A key reason why oil prices have been going up is that Asia and the oil producing countries are consuming more while global oil production has stagnated. That means Europe and America had to consume less, and a very high price proved necessary to accomplish that.
My question is: what were speculators thinking a year ago, when oil prices, including prices for futures contracts expiring in 2008, were substantially lower than spot prices are today?
In my model, speculators understand that the flow production of oil is limited, that demand in Asia is increasing, that something has to give, and that mostly what has to give is demand in the U.S. So, starting last year, they bid the futures price of oil way up. Maybe, if my oil-expert commentators are correct, the futures price would have shot up relative to spot prices without causing producers to reduce production very much. And maybe this would have led to inventory increases.

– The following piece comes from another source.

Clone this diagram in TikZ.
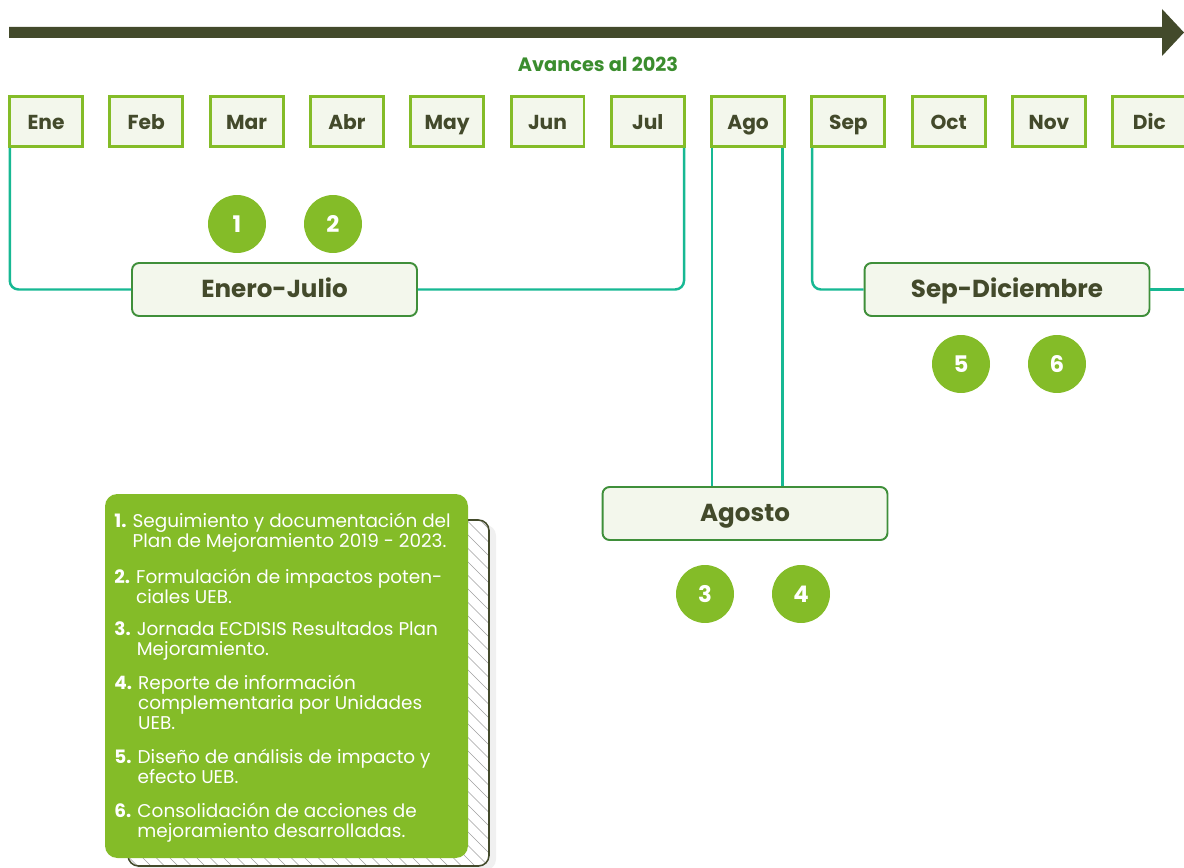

But that process never got started. Instead, oil speculators acted as if high Asian demand and stagnant production was a huge surprise that only hit them this year. Oil speculators last year got it badly wrong. If you were "long" oil futures last year, you made a killing.
If you believe Hamilton's view of fundamentals, and you believe my view that it's the job of speculators to anticipate fundamentals, then what you should blame speculators for is keeping prices too low in 2006 and 2007 (in fact, in all previous years).
That is, in fact, the most plausible story. But it could be that today's speculators have it wrong, and that today's futures price for June of 2009 over-estimates the realized spot price that we will observe then. And if speculators do have it wrong, I do not know where to look for evidence of that.